DESCRIPTION OF THE TASK: Check each line of the material below for "this", then copy the ones that contain it.

[start of LISTING]

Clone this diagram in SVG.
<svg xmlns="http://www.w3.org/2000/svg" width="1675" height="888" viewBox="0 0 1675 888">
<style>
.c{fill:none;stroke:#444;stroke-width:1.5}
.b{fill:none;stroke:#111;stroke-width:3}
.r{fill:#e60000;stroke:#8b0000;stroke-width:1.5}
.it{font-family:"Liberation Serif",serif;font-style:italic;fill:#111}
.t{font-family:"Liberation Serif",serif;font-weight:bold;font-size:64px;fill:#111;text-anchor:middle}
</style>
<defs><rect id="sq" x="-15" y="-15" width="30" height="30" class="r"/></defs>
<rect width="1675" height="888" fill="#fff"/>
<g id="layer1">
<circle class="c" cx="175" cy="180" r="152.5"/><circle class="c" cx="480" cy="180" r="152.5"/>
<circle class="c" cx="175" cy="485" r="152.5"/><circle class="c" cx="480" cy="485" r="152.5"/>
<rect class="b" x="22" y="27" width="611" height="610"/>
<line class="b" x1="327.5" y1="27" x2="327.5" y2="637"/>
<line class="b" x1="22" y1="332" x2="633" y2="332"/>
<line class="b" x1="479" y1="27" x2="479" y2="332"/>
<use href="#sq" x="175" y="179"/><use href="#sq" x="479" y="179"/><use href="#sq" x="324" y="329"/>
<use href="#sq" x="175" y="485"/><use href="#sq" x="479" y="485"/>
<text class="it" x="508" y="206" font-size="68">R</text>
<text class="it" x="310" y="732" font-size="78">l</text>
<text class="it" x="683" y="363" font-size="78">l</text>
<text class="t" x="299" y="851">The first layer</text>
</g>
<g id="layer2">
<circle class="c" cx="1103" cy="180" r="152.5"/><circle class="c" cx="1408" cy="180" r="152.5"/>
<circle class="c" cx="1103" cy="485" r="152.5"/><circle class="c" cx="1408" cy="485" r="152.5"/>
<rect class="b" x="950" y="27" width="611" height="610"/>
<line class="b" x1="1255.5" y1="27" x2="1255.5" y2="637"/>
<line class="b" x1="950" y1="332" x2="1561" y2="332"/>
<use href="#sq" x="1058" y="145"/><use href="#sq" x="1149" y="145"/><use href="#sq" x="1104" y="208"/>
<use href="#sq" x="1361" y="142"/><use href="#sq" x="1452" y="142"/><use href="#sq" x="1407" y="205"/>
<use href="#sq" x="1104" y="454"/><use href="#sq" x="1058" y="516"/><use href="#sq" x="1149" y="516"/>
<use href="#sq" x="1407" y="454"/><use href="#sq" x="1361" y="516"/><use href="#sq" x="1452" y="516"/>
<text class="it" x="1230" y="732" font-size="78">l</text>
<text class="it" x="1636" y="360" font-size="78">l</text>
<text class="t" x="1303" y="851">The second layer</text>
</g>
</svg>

[end of LISTING]
[start of LISTING]

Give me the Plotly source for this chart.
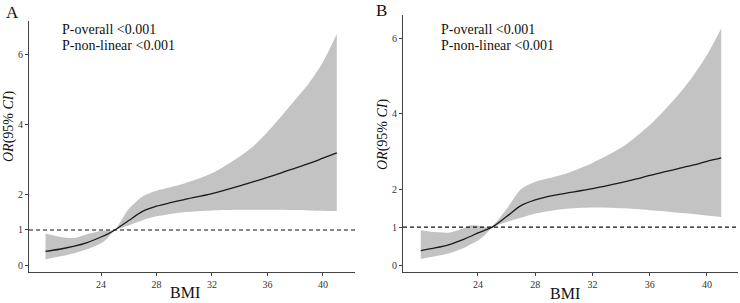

[end of LISTING]

THE RESPONSE:
Clone this diagram in SVG.
Give me the Plotly source for this chart.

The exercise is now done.